- Mesh concepts, high-low routes and what else to watch for when two surging contenders face off on Thursday Night Football
Three things to know before the Panthers face the Steelers on Thursday Night Football (8:20 p.m. ET, Fox, NFL Network, Prime Video).
1. Few offenses put underneath defenders in schematic binds as effectively and consistently as the Steelers. They regularly employ intertwined crossing routes—a.k.a. “mesh” concepts, which Chip Kelly brought into the NFL mainstream. Most teams do this to beat man coverage, but the Steelers also use “mesh” to attack zone. And they smartly build their checkdown routes off this, which is a big reason James Conner has so many receiving yards. When the Steelers don’t run “mesh,” they find other ways to stress underneath defenders with high-low routes.
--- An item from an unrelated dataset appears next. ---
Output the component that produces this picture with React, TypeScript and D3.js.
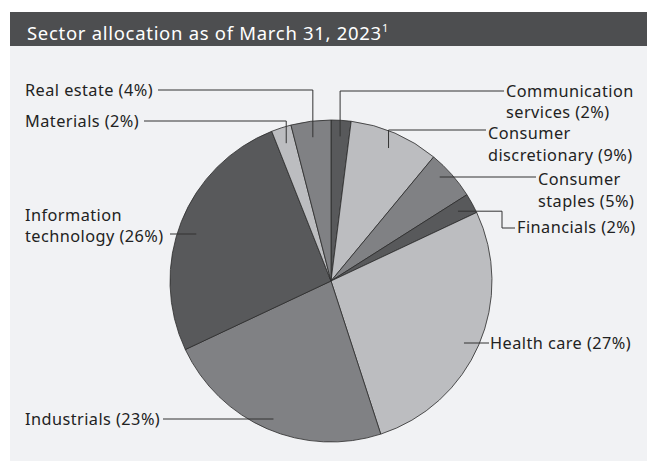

We’ll find out Thursday night just how great the Steelers really are with these tactics; no linebacking unit is better equipped to deal with them than Luke Kuechly, Thomas Davis and Shaq Thompson.
2. James Bradberry could be the difference between a wild-card run and a Super Bowl run in Carolina. Even though the Panthers play more zone than man coverage, they still often have the third-year cornerback travel with opposing No. 1 receivers. Bradberry, with his strong press-jam ability and sense for positioning at the top of routes, has been stellar if not spectacular. Last week he dominated Tampa Bay’s Mike Evans. This week he sees Antonio Brown, whom the Steelers aligned in a greater variety of ways last week, especially out of trips formations.
3. With Devin Funchess and especially Greg Olsen, Carolina’s offense is at its most dangerous when passing down the seams. That happens to be where the Steelers’ single-high zone scheme is most vulnerable. When the Steelers match up out of their zones, first-round rookie Terrell Edmunds is often the primary seam defender. Edmunds at times has struggled with his transitional movement in space. Expect Carolina to test him.
Bold Prediction: If the Panthers blitz more than five times, they’ll lose. Most of Carolina’s blitzes are fire zones, meaning the coverage behind the blitz features three defenders deep and three underneath. Fire zones do not hold up if a quarterback extends the play—which Ben Roethlisberger, even at 36, still does as well as almost anyone.